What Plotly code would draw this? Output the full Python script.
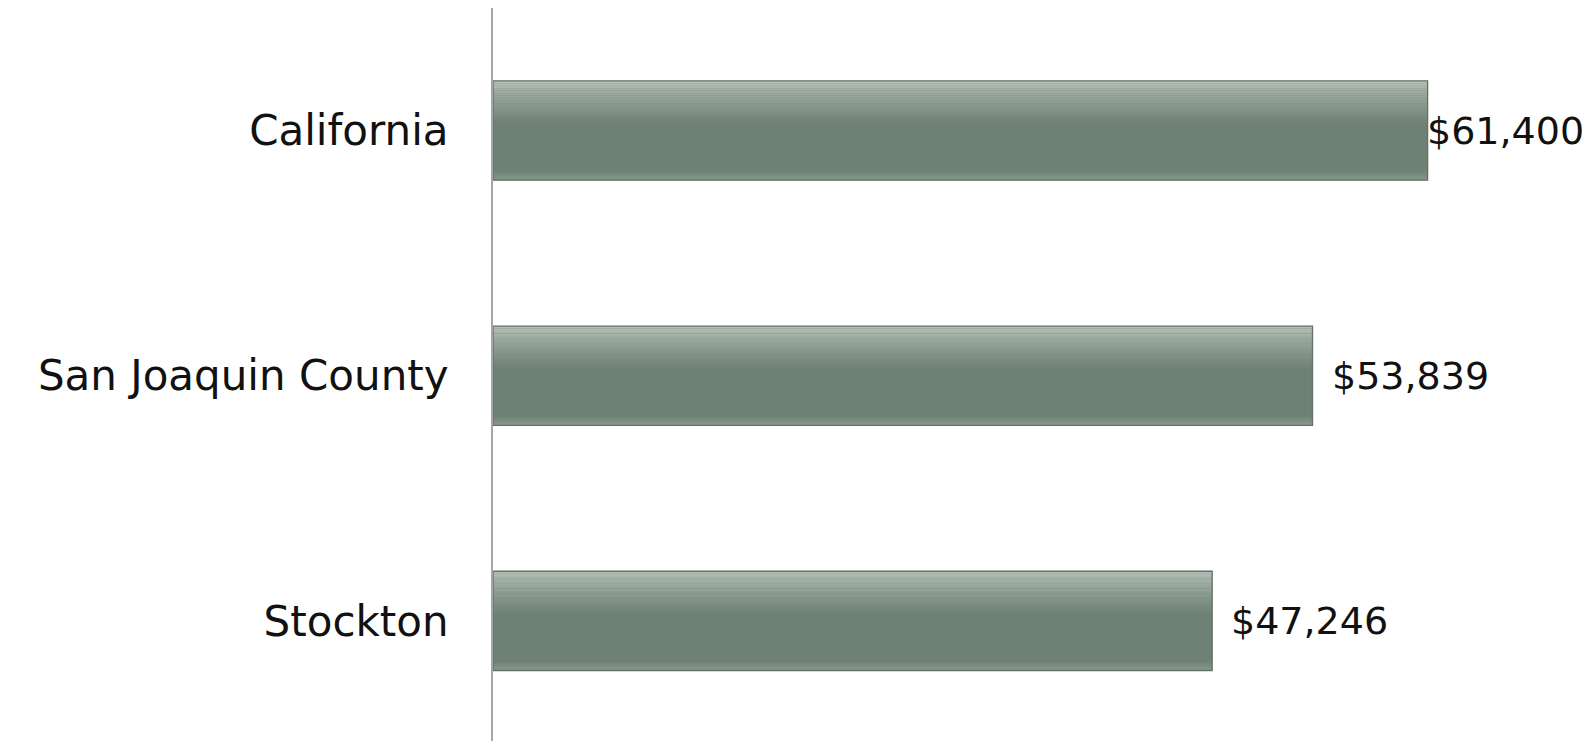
import plotly.graph_objects as go

categories = ["Stockton", "San Joaquin County", "California"]
values = [47246, 53839, 61400]
value_labels = ["$47,246", "$53,839", "$61,400"]

BAR_W = 0.405
FONT = "DejaVu Sans"

fig = go.Figure()

# main bar body
fig.add_trace(go.Bar(
    y=categories, x=values, orientation="h",
    width=BAR_W, offset=-BAR_W / 2,
    marker=dict(color="#6f8174", line=dict(width=0)),
    hoverinfo="skip", showlegend=False,
))

def lerp(c1, c2, t):
    a = [int(c1[i:i + 2], 16) for i in (1, 3, 5)]
    b = [int(c2[i:i + 2], 16) for i in (1, 3, 5)]
    return "#%02x%02x%02x" % tuple(round(a[k] + (b[k] - a[k]) * t) for k in range(3))

# top gradient strips (light to dark)
n = 18
top_frac = 0.45
sw = BAR_W * top_frac / n
for i in range(n):
    t = i / (n - 1)
    col = lerp("#b4c0b6", "#6f8174", t ** 0.8)
    off = BAR_W / 2 - (i + 1) * sw
    fig.add_trace(go.Bar(
        y=categories, x=values, orientation="h",
        width=sw * 1.05, offset=off,
        marker=dict(color=col, line=dict(width=0)),
        hoverinfo="skip", showlegend=False,
    ))

# slight lighter bottom edge
nb = 4
bw = BAR_W * 0.08 / nb
for i in range(nb):
    t = i / (nb - 1)
    col = lerp("#76887b", "#879889", t)
    off = -BAR_W / 2 + (nb - 1 - i) * bw
    fig.add_trace(go.Bar(
        y=categories, x=values, orientation="h",
        width=bw * 1.05, offset=off,
        marker=dict(color=col, line=dict(width=0)),
        hoverinfo="skip", showlegend=False,
    ))

# outline
fig.add_trace(go.Bar(
    y=categories, x=values, orientation="h",
    width=BAR_W, offset=-BAR_W / 2,
    marker=dict(color="rgba(0,0,0,0)", line=dict(color="#627166", width=1.3)),
    hoverinfo="skip", showlegend=False,
))

# value labels (the largest one is pulled back so it fits the slide)
vmax = max(values)
for cat, v, lab in zip(categories, values, value_labels):
    fig.add_annotation(
        x=v, y=cat, xref="x", yref="y", text=lab, showarrow=False,
        xanchor="left", yanchor="middle",
        xshift=-3 if v == vmax else 17,
        font=dict(family=FONT, size=38, color="#111111"),
    )

fig.update_layout(
    width=1591, height=741,
    barmode="overlay",
    plot_bgcolor="white", paper_bgcolor="white",
    margin=dict(l=493, r=20, t=8, b=0),
    xaxis=dict(range=[0, 70820], visible=False, showgrid=False, zeroline=False),
    yaxis=dict(
        range=[-0.49, 2.5],
        showline=True, linecolor="#a6a6a6", linewidth=2,
        ticks="", ticklabelstandoff=34,
        tickfont=dict(family=FONT, size=42, color="#111111"),
        showgrid=False, zeroline=False,
    ),
)

fig.write_html(
    "out.html",
    config={"displayModeBar": False},
    post_script="document.body.style.margin='0';document.body.style.overflow='hidden';",
)
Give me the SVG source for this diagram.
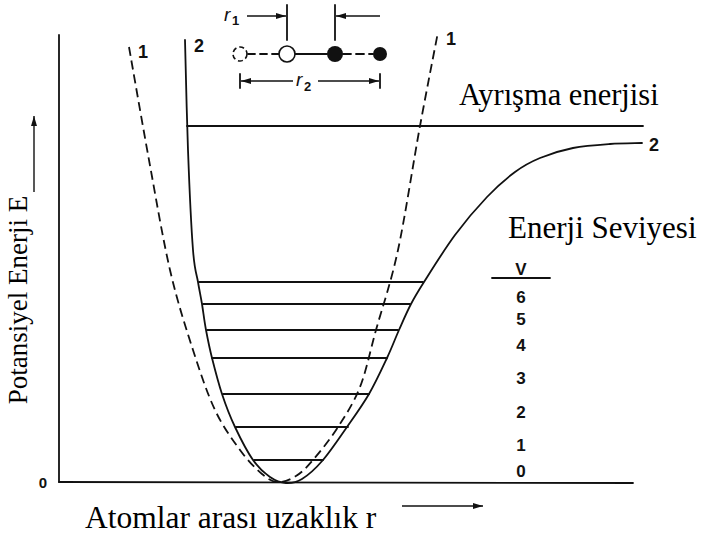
□ □ □ □
**What you will do**
Images in the data above are to be skipped. Retype all other material exactly.

**Final answer**
What Plotly code would draw this? Output the full Python script.
import plotly.graph_objects as go

categories = ["Stockton", "San Joaquin County", "California"]
values = [47246, 53839, 61400]
value_labels = ["$47,246", "$53,839", "$61,400"]

BAR_W = 0.405
FONT = "DejaVu Sans"

fig = go.Figure()

# main bar body
fig.add_trace(go.Bar(
    y=categories, x=values, orientation="h",
    width=BAR_W, offset=-BAR_W / 2,
    marker=dict(color="#6f8174", line=dict(width=0)),
    hoverinfo="skip", showlegend=False,
))

def lerp(c1, c2, t):
    a = [int(c1[i:i + 2], 16) for i in (1, 3, 5)]
    b = [int(c2[i:i + 2], 16) for i in (1, 3, 5)]
    return "#%02x%02x%02x" % tuple(round(a[k] + (b[k] - a[k]) * t) for k in range(3))

# top gradient strips (light to dark)
n = 18
top_frac = 0.45
sw = BAR_W * top_frac / n
for i in range(n):
    t = i / (n - 1)
    col = lerp("#b4c0b6", "#6f8174", t ** 0.8)
    off = BAR_W / 2 - (i + 1) * sw
    fig.add_trace(go.Bar(
        y=categories, x=values, orientation="h",
        width=sw * 1.05, offset=off,
        marker=dict(color=col, line=dict(width=0)),
        hoverinfo="skip", showlegend=False,
    ))

# slight lighter bottom edge
nb = 4
bw = BAR_W * 0.08 / nb
for i in range(nb):
    t = i / (nb - 1)
    col = lerp("#76887b", "#879889", t)
    off = -BAR_W / 2 + (nb - 1 - i) * bw
    fig.add_trace(go.Bar(
        y=categories, x=values, orientation="h",
        width=bw * 1.05, offset=off,
        marker=dict(color=col, line=dict(width=0)),
        hoverinfo="skip", showlegend=False,
    ))

# outline
fig.add_trace(go.Bar(
    y=categories, x=values, orientation="h",
    width=BAR_W, offset=-BAR_W / 2,
    marker=dict(color="rgba(0,0,0,0)", line=dict(color="#627166", width=1.3)),
    hoverinfo="skip", showlegend=False,
))

# value labels (the largest one is pulled back so it fits the slide)
vmax = max(values)
for cat, v, lab in zip(categories, values, value_labels):
    fig.add_annotation(
        x=v, y=cat, xref="x", yref="y", text=lab, showarrow=False,
        xanchor="left", yanchor="middle",
        xshift=-3 if v == vmax else 17,
        font=dict(family=FONT, size=38, color="#111111"),
    )

fig.update_layout(
    width=1591, height=741,
    barmode="overlay",
    plot_bgcolor="white", paper_bgcolor="white",
    margin=dict(l=493, r=20, t=8, b=0),
    xaxis=dict(range=[0, 70820], visible=False, showgrid=False, zeroline=False),
    yaxis=dict(
        range=[-0.49, 2.5],
        showline=True, linecolor="#a6a6a6", linewidth=2,
        ticks="", ticklabelstandoff=34,
        tickfont=dict(family=FONT, size=42, color="#111111"),
        showgrid=False, zeroline=False,
    ),
)

fig.write_html(
    "out.html",
    config={"displayModeBar": False},
    post_script="document.body.style.margin='0';document.body.style.overflow='hidden';",
)
Give me the SVG source for this diagram.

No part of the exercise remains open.